In previous issues much has been written about Mark Cross through the centuries and up to the modem day School and Church as it is at present. However little has been said about the war years when Mark Cross did not entirely escape the attention of the Nazis. The Munich scare of the late summer of 1938 when the nation thought we would be at war with Germany within days, saved at that time by Prime Minister Neville Chamberlain and his famous 'piece of paper. During one night in October of that year a searchlight appeared during the hours of darkness in what was then the cricket field, (in front of Mark House farm house).

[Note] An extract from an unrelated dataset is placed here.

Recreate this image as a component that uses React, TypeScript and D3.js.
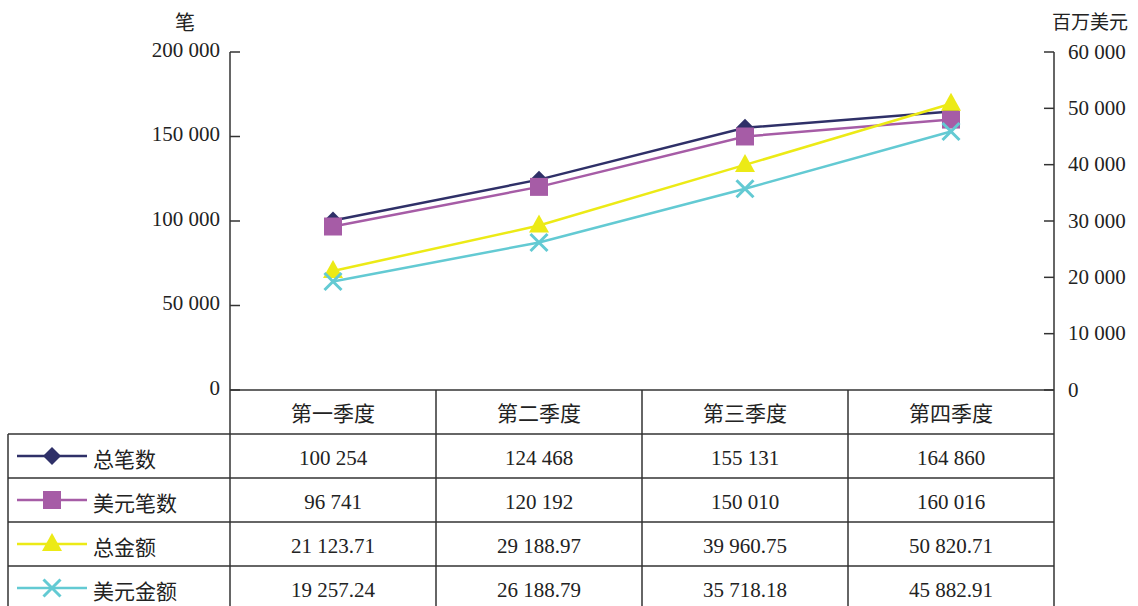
import React from "react";
import * as d3 from "d3";

const categories = ["第一季度", "第二季度", "第三季度", "第四季度"];
const seriesNames = ["总笔数", "美元笔数", "总金额", "美元金额"];
const totalCount = [100254, 124468, 155131, 164860];
const usdCount = [96741, 120192, 150010, 160016];
const totalAmount = [21123.71, 29188.97, 39960.75, 50820.71];
const usdAmount = [19257.24, 26188.79, 35718.18, 45882.91];
const tableLabels = [
  ["100 254", "124 468", "155 131", "164 860"],
  ["96 741", "120 192", "150 010", "160 016"],
  ["21 123.71", "29 188.97", "39 960.75", "50 820.71"],
  ["19 257.24", "26 188.79", "35 718.18", "45 882.91"],
];
const leftTicks = [0, 50000, 100000, 150000, 200000];
const rightTicks = [0, 10000, 20000, 30000, 40000, 50000, 60000];
const leftTitle = "笔";
const rightTitle = "百万美元";

const W = 1138;
const H = 606;
const FONT = "Liberation Serif, DejaVu Serif, Noto Sans CJK SC, serif";
const INK = "#222";
const LINE = "#333";

const x0 = 230, x1 = 1054, yTop = 52, yBase = 390;
const rowTops = [390, 434, 478, 522, 566, 610];
const tableLeft = 8;

const colors = ["#2f3068", "#a65ca6", "#ecea16", "#63cad3"];
const seriesData = [totalCount, usdCount, totalAmount, usdAmount];
const axisOf = ["L", "L", "R", "R"];

const fmt = (v: number) => d3.format(",")(v).replace(/,/g, " ");

function markerPath(kind: number, cx: number, cy: number): string {
  if (kind === 0) {
    const w = 9, h = 9;
    return `M${cx},${cy - h}L${cx + w},${cy}L${cx},${cy + h}L${cx - w},${cy}Z`;
  }
  if (kind === 1) {
    const s = 9;
    return `M${cx - s},${cy - s}H${cx + s}V${cy + s}H${cx - s}Z`;
  }
  if (kind === 2) {
    return `M${cx},${cy - 11}L${cx + 10},${cy + 7}L${cx - 10},${cy + 7}Z`;
  }
  const s = 8.5;
  return `M${cx - s},${cy - s}L${cx + s},${cy + s}M${cx - s},${cy + s}L${cx + s},${cy - s}`;
}

function Marker({ kind, cx, cy, color }: { kind: number; cx: number; cy: number; color: string }) {
  const d = markerPath(kind, cx, cy);
  if (kind === 3) return <path d={d} stroke={color} strokeWidth={3} fill="none" />;
  return <path d={d} fill={color} />;
}

export default function App() {
  const xScale = d3.scaleBand<string>().domain(categories).range([x0, x1]);
  const yL = d3.scaleLinear().domain([0, 200000]).range([yBase, yTop]);
  const yR = d3.scaleLinear().domain([0, 60000]).range([yBase, yTop]);
  const cx = (c: string) => (xScale(c) as number) + xScale.bandwidth() / 2;

  const lineGen = (axis: string) =>
    d3
      .line<number>()
      .x((_, i) => cx(categories[i]))
      .y((v) => (axis === "L" ? yL(v) : yR(v)));

  const colEdges = [x0, ...categories.slice(1).map((c) => xScale(c) as number), x1];

  return (
    <svg
      width={W}
      height={H}
      style={{ position: "absolute", left: 0, top: 0, background: "#fff", fontFamily: FONT }}
    >
      {/* axis titles */}
      <text x={185} y={25} fontSize={20} fill={INK} textAnchor="middle" dominantBaseline="middle">
        {leftTitle}
      </text>
      <text x={1090} y={25} fontSize={19} fill={INK} textAnchor="middle" dominantBaseline="middle">
        {rightTitle}
      </text>

      {/* left axis */}
      <line x1={x0} x2={x0} y1={yTop} y2={H} stroke={LINE} strokeWidth={1.5} />
      {leftTicks.map((t) => (
        <g key={"l" + t}>
          <line x1={x0} x2={x0 + 10} y1={yL(t)} y2={yL(t)} stroke={LINE} strokeWidth={1.5} />
          <text x={220} y={yL(t)} fontSize={21} fill={INK} textAnchor="end" dominantBaseline="middle">
            {fmt(t)}
          </text>
        </g>
      ))}

      {/* right axis */}
      <line x1={x1} x2={x1} y1={yTop} y2={H} stroke={LINE} strokeWidth={1.5} />
      {rightTicks.map((t) => (
        <g key={"r" + t}>
          <line x1={x1 - 10} x2={x1} y1={yR(t)} y2={yR(t)} stroke={LINE} strokeWidth={1.5} />
          <text x={1068} y={yR(t) + 2} fontSize={21} fill={INK} textAnchor="start" dominantBaseline="middle">
            {fmt(t)}
          </text>
        </g>
      ))}

      {/* table lines */}
      <line x1={x0} x2={x1} y1={yBase} y2={yBase} stroke={LINE} strokeWidth={1.5} />
      {rowTops.slice(1, 5).map((y) => (
        <line key={"h" + y} x1={tableLeft} x2={x1} y1={y} y2={y} stroke={LINE} strokeWidth={1.5} />
      ))}
      <line x1={tableLeft} x2={tableLeft} y1={rowTops[1]} y2={H} stroke={LINE} strokeWidth={1.5} />
      {colEdges.slice(1, 4).map((x) => (
        <line key={"v" + x} x1={x} x2={x} y1={yBase} y2={H} stroke={LINE} strokeWidth={1.5} />
      ))}

      {/* header */}
      {categories.map((c) => (
        <text key={c} x={cx(c)} y={(rowTops[0] + rowTops[1]) / 2 + 4} fontSize={21} fill={INK} textAnchor="middle" dominantBaseline="middle">
          {c}
        </text>
      ))}

      {/* table rows with legend */}
      {seriesNames.map((name, si) => {
        const ym = (rowTops[si + 1] + rowTops[si + 2]) / 2;
        return (
          <g key={name}>
            <line x1={17} x2={87} y1={ym} y2={ym} stroke={colors[si]} strokeWidth={2.5} />
            <Marker kind={si} cx={52} cy={ym} color={colors[si]} />
            <text x={93} y={ym + 6} fontSize={21} fill={INK} dominantBaseline="middle">
              {name}
            </text>
            {categories.map((c, ci) => (
              <text key={c} x={cx(c)} y={ym + 4} fontSize={21} fill={INK} textAnchor="middle" dominantBaseline="middle">
                {tableLabels[si][ci]}
              </text>
            ))}
          </g>
        );
      })}

      {/* series */}
      {seriesData.map((vals, si) => (
        <g key={"s" + si}>
          <path d={lineGen(axisOf[si])(vals) as string} fill="none" stroke={colors[si]} strokeWidth={2.5} />
          {vals.map((v, i) => (
            <Marker
              key={i}
              kind={si}
              cx={cx(categories[i])}
              cy={axisOf[si] === "L" ? yL(v) : yR(v)}
              color={colors[si]}
            />
          ))}
        </g>
      ))}
    </svg>
  );
}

The scare passed, so did the searchlight, and a year of uneasy peace followed. Mark Cross was reminded very shortly of the war on the 15th September 1940 during the morning when a damaged German bomber returning from the London area jettisoned its 20 bombs on 'Cox’s Poultry Farm'. They were of course small bombs compared with what later dropped elsewhere. Immediately the public formed various opinions why 'Down Cox's' was chosen, as the target, the 35 chicken houses, looked like an army camp; it was meant for St Joseph's, which was then a Roman Catholic College for student priests, now "Legat". By the end of the day, other opinions had been expressed and so on, nearly half the village population had visited the site of the 'stick of bombs' holes - many carrying away bits of everything, including torn pieces of corrugated iron as souvenirs. Fortunately only one employee was slightly hurt, no poultry was lost either. (the two houses destroyed were by chance empty). The feeling in the village was still riding high by the winter all the corrugated roofs had been painted green. The bomb holes were filled in by the evacuees billeted in the village at the time. Isolated bombs fell all around the village at intervals; the School House, near the brickyard, was damaged, subsequently repaired and is still known by that name although some 1/4 mile from the school. Another bomber in heavy mist one Sunday dropped several bombs in 'Dunceed' field. The farmer who owned the field jokingly said it was judgement for ploughing on the previous Sunday. It was only due to the war that farm work other than the tending of livestock was ever undertaken on Sunday's - now of course it is often common practice. Air raid warnings continued and the odd bomb was dropped in surrounding villages until flying bombs in 1944.

Then 'Cox's'copped it again; this time on July 6th 1944. Early in the morning a bomb dropped only yards from the earlier line of bombs, in fact it almost destroyed the oak tree which the previous bomber had to fly round being so low. On this occasion far greater damage to buildings was sustained although fortunately no person or stock received any injury. This was a remarkable fact, for one bomb splinter crashed through a bedroom window coming to rest in the opposite wall crossing the bed of a sleeping land girl. Fortunately Mark Cross village did not suffer any further raids, the war ending a year later.

Mark Cross can claim an early bypass and car park following the war, but lost its station, which we shared with Rotherfield in 1965. Since then its mill main store, several smaller shops and of course in 1988 its garage.